• **DIRECTIONS FOR THIS TASK**
Copy out each line that mentions the word "with".

• **MATERIAL SHOWN**
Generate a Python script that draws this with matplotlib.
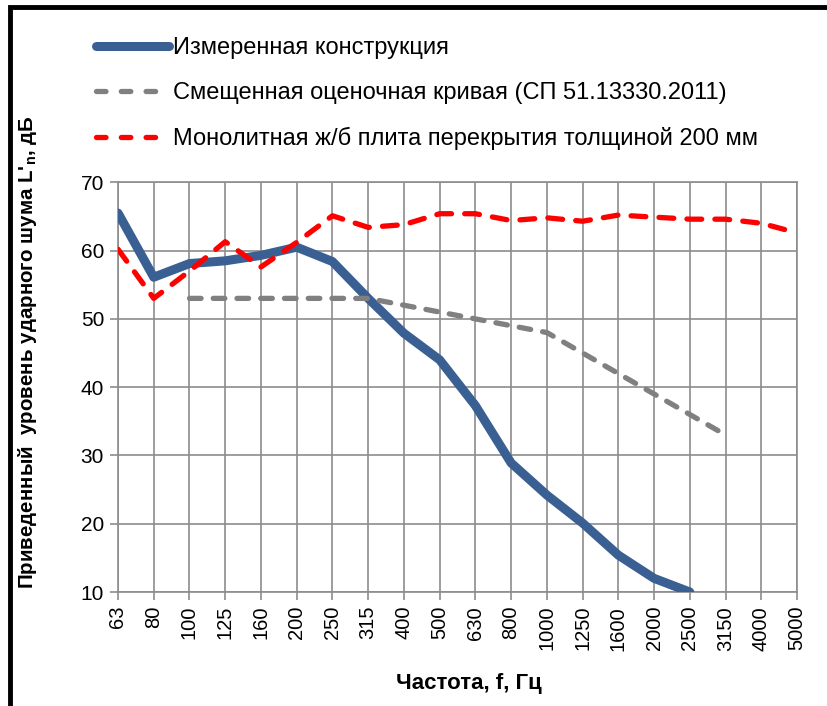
import matplotlib
matplotlib.use("Agg")
import matplotlib.pyplot as plt
from matplotlib.lines import Line2D
from matplotlib.patches import Rectangle
import numpy as np

plt.rcParams['font.family'] = ['Liberation Sans', 'DejaVu Sans']

freqs = ["63", "80", "100", "125", "160", "200", "250", "315", "400", "500",
         "630", "800", "1000", "1250", "1600", "2000", "2500", "3150", "4000", "5000"]

measured = [65.5, 56.1, 58.1, 58.5, 59.3, 60.5, 58.4, 53.0, 47.9, 44.0,
            37.3, 28.9, 24.2, 20.1, 15.4, 12.0, 10.0]
reference = [53, 53, 53, 53, 53, 53, 52, 51, 50, 49, 48, 45, 42, 39, 36, 33]
reference_start = 2
slab = [60.2, 53.0, 57.0, 61.3, 57.6, 61.2, 65.1, 63.4, 63.8, 65.4,
        65.4, 64.4, 64.8, 64.3, 65.2, 64.9, 64.6, 64.6, 64.0, 62.6]

labels = ["Измеренная конструкция",
          "Смещенная оценочная кривая (СП 51.13330.2011)",
          "Монолитная ж/б плита перекрытия толщиной 200 мм"]

W, H = 827, 706
fig = plt.figure(figsize=(W / 100, H / 100), dpi=100)
ax = fig.add_axes([118 / W, 1 - 592 / H, (797 - 118) / W, (592 - 182.3) / H])

x_all = np.arange(len(freqs))
blue = "#3a5f93"
gray = "#808080"
red = "#ff0000"

l1, = ax.plot(x_all[:len(measured)], measured, color=blue, lw=6.5,
              solid_capstyle='round', solid_joinstyle='round', zorder=3)
l2, = ax.plot(x_all[reference_start:reference_start + len(reference)], reference,
              color=gray, lw=3.8, dashes=(2.2, 2.3), dash_capstyle='round', zorder=3)
l3, = ax.plot(x_all, slab, color=red, lw=3.8, dashes=(2.8, 2.5),
              dash_capstyle='round', zorder=3)

ax.set_xlim(0, len(freqs) - 1)
ax.set_ylim(10, 70)
ax.set_xticks(x_all)
ax.set_xticklabels(freqs, rotation=90, fontsize=14.5)
ax.set_yticks(np.arange(10, 71, 10))
ax.tick_params(axis='y', labelsize=15, length=6, width=1.2, color="#8c8c8c", pad=4)
ax.tick_params(axis='x', length=6, width=1.2, color="#8c8c8c", pad=4)
ax.grid(True, color="#8c8c8c", lw=1.2)
ax.set_axisbelow(True)
for s in ax.spines.values():
    s.set_color("#8c8c8c")
    s.set_linewidth(1.2)

fig.text(28 / W, 1 - 352 / H, "Приведенный  уровень ударного шума L'$_\\mathregular{n}$, дБ",
         rotation=90, ha='center', va='center', fontsize=14.8, fontweight='bold')
fig.text(469 / W, 1 - 683 / H, "Частота, f, Гц", ha='center', va='center',
         fontsize=16, fontweight='bold')

leg_handles = [Line2D([], [], color=blue, lw=6.5, solid_capstyle='round'),
               Line2D([], [], color=gray, lw=3.8, dashes=(1.8, 2.9), dash_capstyle='round'),
               Line2D([], [], color=red, lw=3.8, dashes=(1.8, 2.9), dash_capstyle='round')]
fig.legend(leg_handles, labels, loc='upper left', bbox_to_anchor=(96 / W, 1 - 37 / H),
           frameon=False, fontsize=17, handlelength=3.1, handletextpad=0.15,
           labelspacing=0.97, borderpad=0, borderaxespad=0)

# outer frame (top and left edges visible)
fig.patches.append(Rectangle((10 / W, -0.05), 1.2, 1 - 6.5 / H + 0.05, transform=fig.transFigure,
                             fill=False, edgecolor='black', lw=3.5, zorder=10))

fig.savefig("out.png", dpi=100)
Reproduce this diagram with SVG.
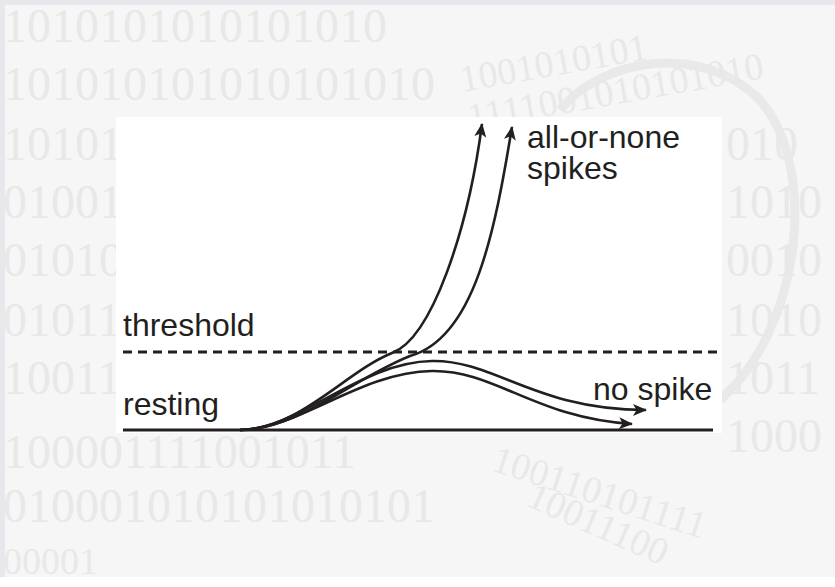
<svg xmlns="http://www.w3.org/2000/svg" width="835" height="587" viewBox="0 0 835 587">
  <style>
    .wm { font-family: "Liberation Serif", serif; font-size: 48px; fill: #e8e8e8; }
    .wm2 { font-family: "Liberation Serif", serif; font-size: 38px; fill: #e8e8e8; }
    .lbl { font-family: "Liberation Sans", Arial, sans-serif; font-size: 32px; fill: #231f20; }
    .curve { fill: none; stroke: #231f20; stroke-width: 2.6; marker-end: url(#ah); }
    .axis { fill: none; stroke: #231f20; stroke-width: 2.8; }
  </style>
  <defs>
    <marker id="ah" markerUnits="userSpaceOnUse" markerWidth="30" markerHeight="30" refX="0" refY="0" viewBox="-15 -15 30 30" orient="auto" overflow="visible">
      <path d="M1,0 L-13,-6 L-9.5,0 L-13,6 Z" fill="#231f20"/>
    </marker>
  </defs>

  <g id="background">
    <rect x="0" y="0" width="835" height="587" fill="#e9e7eb"/>
    <rect x="5" y="5" width="830" height="572" fill="#f6f6f6"/>
    <rect x="0" y="577" width="835" height="10" fill="#ffffff"/>
    <path d="M560,110 C600,60 700,40 760,100 C820,170 800,330 720,400" fill="none" stroke="#e9e9e9" stroke-width="9"/>
    <g id="watermark">
      <text class="wm" x="3" y="42">1010101010101010</text>
      <text class="wm" x="3" y="100">101010101010101010</text>
      <text class="wm" x="3" y="160">10101</text>
      <text class="wm" x="3" y="218">01001</text>
      <text class="wm" x="3" y="276">01010</text>
      <text class="wm" x="3" y="336">01011</text>
      <text class="wm" x="3" y="394">10011</text>
      <text class="wm" x="3" y="468">100001111001011</text>
      <text class="wm" x="3" y="522">010001010101010101</text>
      <text class="wm2" x="3" y="574">00001</text>
      <text class="wm2" x="462" y="92" transform="rotate(-10 462 92)">1001010101</text>
      <text class="wm2" x="470" y="130" transform="rotate(-10 470 130)">1111001010101010</text>
      <text class="wm" x="726" y="160">010</text>
      <text class="wm" x="726" y="218">1010</text>
      <text class="wm" x="726" y="276">0010</text>
      <text class="wm" x="726" y="336">1010</text>
      <text class="wm" x="726" y="394">1011</text>
      <text class="wm" x="726" y="452">1000</text>
      <text class="wm2" x="490" y="470" transform="rotate(18 490 470)">100110101111</text>
      <text class="wm2" x="525" y="505" transform="rotate(24 525 505)">10011100</text>
    </g>
    <rect x="116" y="117" width="606" height="316" fill="#ffffff"/>
  </g>

  <g id="axes">
    <line id="resting-line" class="axis" x1="123" y1="430" x2="713" y2="430"/>
    <line id="threshold-line" class="axis" x1="123" y1="352" x2="718" y2="352" stroke-dasharray="9 6"/>
  </g>

  <g id="connectors">
    <path id="spike1" class="curve" d="M240,430 C300,429 345,372 392,353 C432,338 468,230 482,124"/>
    <path id="spike2" class="curve" d="M240,430 C300,429 350,380 410,356 C475,338 495,230 512,127"/>
    <path id="nospike1" class="curve" d="M240,430 C300,429 360,362 432,361 C495,360 535,410 646,410"/>
    <path id="nospike2" class="curve" d="M240,430 C300,429 360,372 432,371 C495,370 535,418 632,424"/>
  </g>

  <g id="label-threshold"><text class="lbl" x="123" y="336">threshold</text></g>
  <g id="label-resting"><text class="lbl" x="123" y="415">resting</text></g>
  <g id="label-spikes"><text class="lbl" x="527" y="148">all-or-none</text><text class="lbl" x="527" y="179">spikes</text></g>
  <g id="label-nospike"><text class="lbl" x="593" y="400">no spike</text></g>
</svg>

• **THE REPLY**
Generate a Python script that draws this with matplotlib.
Reproduce this diagram with SVG.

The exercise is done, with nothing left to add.